Vaporous plumes erupt from between the cracks on the icy exterior of the subsurface ocean on Enceladus, one of Saturn’s many moons. These geysers contain molecular hydrogen, a potential source of energy for microbial life, researchers reported last week (April 14) in Science.
With NASA’s Cassini spacecraft, scientists have been exploring Saturn for more than a decade, and a key question during these missions has been whether the moon contained molecular hydrogen, an energy source for microbes.

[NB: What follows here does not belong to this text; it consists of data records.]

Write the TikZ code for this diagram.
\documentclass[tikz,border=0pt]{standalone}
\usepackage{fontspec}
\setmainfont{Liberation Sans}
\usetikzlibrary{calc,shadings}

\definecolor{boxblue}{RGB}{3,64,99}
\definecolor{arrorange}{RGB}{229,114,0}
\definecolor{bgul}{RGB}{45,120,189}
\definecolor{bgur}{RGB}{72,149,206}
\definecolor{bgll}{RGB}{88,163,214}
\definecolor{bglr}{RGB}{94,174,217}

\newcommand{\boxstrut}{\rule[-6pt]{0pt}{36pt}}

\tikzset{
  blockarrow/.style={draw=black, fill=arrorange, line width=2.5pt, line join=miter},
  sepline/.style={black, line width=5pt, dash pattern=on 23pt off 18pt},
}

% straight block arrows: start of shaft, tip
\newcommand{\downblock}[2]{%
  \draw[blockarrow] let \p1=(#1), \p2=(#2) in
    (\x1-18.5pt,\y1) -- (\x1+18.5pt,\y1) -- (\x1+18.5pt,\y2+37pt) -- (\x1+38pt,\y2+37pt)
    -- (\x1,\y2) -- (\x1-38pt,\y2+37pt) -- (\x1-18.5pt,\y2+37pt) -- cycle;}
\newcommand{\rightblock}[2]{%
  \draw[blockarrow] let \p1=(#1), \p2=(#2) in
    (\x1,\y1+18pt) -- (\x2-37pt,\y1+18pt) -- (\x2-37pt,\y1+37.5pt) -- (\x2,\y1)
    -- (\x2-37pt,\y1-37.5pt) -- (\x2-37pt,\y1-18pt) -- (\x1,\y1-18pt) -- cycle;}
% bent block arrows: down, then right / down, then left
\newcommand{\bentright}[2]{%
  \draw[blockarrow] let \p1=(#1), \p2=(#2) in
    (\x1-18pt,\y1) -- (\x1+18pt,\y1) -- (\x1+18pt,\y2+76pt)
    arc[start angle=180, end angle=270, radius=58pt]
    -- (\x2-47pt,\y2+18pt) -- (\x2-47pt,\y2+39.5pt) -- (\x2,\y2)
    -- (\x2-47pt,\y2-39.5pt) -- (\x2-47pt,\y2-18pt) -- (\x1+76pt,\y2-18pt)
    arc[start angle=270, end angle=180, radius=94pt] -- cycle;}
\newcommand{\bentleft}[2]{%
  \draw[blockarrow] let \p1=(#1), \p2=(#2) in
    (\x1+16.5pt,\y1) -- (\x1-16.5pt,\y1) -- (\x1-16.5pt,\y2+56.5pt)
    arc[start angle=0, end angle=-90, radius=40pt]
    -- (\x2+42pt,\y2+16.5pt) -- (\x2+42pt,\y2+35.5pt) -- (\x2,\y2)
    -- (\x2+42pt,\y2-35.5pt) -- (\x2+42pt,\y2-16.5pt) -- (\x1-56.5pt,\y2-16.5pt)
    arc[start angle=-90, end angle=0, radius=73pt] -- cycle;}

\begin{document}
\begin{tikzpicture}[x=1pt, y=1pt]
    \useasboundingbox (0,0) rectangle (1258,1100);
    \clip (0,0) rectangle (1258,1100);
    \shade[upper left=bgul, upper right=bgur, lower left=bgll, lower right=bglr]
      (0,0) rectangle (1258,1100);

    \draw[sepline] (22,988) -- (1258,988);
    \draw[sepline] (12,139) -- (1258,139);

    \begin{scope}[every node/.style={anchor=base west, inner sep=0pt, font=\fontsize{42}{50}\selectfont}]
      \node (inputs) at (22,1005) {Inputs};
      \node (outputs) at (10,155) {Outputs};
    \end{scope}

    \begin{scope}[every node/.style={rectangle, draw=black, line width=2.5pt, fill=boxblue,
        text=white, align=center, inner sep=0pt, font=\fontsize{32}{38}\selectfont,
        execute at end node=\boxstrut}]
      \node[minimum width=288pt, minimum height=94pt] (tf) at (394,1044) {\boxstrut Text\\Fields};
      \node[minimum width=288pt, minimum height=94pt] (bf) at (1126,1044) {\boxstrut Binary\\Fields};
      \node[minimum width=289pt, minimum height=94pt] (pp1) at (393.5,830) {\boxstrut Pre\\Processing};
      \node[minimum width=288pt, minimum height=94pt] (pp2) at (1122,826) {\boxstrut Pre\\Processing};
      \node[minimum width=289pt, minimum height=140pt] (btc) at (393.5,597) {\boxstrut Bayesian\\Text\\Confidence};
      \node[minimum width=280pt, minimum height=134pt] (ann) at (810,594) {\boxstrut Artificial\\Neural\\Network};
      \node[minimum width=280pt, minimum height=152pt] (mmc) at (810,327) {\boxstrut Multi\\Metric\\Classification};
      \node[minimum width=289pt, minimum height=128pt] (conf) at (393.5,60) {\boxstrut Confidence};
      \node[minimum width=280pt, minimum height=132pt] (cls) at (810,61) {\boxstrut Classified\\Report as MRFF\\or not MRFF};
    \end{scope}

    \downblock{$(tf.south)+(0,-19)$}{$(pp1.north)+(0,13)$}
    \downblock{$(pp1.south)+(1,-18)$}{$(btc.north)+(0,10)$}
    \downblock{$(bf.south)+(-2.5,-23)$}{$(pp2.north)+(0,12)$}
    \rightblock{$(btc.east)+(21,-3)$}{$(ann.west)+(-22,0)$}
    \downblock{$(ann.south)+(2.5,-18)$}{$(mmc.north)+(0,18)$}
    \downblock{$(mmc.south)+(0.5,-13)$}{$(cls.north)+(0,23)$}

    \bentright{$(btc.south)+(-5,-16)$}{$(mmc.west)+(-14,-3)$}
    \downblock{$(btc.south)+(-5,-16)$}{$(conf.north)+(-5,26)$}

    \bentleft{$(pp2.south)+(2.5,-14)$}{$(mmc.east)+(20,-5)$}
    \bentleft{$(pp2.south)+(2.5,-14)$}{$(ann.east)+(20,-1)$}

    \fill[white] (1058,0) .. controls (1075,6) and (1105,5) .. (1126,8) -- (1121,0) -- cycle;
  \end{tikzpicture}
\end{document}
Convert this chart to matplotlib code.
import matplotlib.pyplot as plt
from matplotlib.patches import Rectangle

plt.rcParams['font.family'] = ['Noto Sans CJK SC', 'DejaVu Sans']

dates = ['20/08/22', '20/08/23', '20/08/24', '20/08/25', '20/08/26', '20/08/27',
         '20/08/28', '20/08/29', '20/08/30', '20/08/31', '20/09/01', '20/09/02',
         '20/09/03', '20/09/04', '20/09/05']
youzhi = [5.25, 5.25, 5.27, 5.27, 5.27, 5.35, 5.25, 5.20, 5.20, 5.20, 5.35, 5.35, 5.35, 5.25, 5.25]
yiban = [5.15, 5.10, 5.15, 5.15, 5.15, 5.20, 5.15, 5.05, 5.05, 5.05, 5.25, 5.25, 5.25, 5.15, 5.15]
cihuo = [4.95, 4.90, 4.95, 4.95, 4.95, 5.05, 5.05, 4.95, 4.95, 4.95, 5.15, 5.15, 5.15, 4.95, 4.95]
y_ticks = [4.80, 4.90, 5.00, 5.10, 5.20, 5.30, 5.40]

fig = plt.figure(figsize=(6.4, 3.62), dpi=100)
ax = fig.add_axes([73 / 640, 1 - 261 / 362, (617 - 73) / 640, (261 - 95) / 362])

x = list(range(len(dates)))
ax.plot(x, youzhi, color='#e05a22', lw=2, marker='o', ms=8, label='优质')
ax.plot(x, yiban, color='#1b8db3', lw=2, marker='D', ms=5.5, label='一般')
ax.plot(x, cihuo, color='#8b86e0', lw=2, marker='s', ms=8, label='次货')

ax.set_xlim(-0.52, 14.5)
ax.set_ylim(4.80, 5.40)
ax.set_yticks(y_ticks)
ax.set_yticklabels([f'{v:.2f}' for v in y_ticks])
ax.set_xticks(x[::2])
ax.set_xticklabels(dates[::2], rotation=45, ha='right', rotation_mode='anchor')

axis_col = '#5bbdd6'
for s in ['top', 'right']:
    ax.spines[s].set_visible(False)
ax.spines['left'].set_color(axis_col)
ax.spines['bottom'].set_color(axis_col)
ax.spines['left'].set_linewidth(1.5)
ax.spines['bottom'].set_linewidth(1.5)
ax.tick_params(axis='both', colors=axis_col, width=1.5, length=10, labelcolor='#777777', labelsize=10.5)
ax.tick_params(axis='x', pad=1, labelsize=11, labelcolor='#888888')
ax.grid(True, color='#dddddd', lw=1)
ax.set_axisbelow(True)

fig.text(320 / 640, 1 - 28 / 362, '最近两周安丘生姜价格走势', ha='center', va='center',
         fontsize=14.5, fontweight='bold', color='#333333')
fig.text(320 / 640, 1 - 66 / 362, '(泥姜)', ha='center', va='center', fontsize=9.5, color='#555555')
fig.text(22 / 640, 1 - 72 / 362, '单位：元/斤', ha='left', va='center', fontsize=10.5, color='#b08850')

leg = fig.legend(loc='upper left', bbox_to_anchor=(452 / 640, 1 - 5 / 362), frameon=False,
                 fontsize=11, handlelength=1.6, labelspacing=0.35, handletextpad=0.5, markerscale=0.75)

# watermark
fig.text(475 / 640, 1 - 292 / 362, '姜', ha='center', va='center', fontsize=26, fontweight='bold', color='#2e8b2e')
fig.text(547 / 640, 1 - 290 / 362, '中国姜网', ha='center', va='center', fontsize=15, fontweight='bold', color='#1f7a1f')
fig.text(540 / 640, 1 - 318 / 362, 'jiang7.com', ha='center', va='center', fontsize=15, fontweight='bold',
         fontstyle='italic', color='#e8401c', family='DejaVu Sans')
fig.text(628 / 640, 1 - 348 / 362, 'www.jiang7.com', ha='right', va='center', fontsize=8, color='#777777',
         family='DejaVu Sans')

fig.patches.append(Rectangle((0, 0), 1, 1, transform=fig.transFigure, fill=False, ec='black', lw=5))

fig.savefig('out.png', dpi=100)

In October 2015, during the latest flyby through the plumes, scientists sampled and measured the jet’s chemical constituents, finding that 0.4 percent to 1.4 percent contained molecular hydrogen (H2).
“Combined with our knowledge that there’s an ocean under Enceladus, that it’s salty, that it contains organics and mineral interactions . . . it really completes the case for the ocean being habitable or being able to sustain life,” study coauthor Jonathan Lunine of Cornell University told Space.com.
“The level of H2 is way above the limit for life,” Chris McKay, an astrogeophysicist at NASA’s Ames Research Center who was not involved in the study, told Science News. McKay added that the study “confirms that the ocean of Enceladus would be a nice place for life.”
Although Lunine and colleagues have not shown that life exists on one of Saturn’s moons, the researchers say it’s enough to warrant another mission to Enceladus. “We’re pretty darn sure that the internal ocean of Enceladus is habitable and we need to go back and investigate it further,” study coauthor Hunter Waite, a Cassini scientist at the Southwest Research Institute in San Antonio, Texas, told BBC News.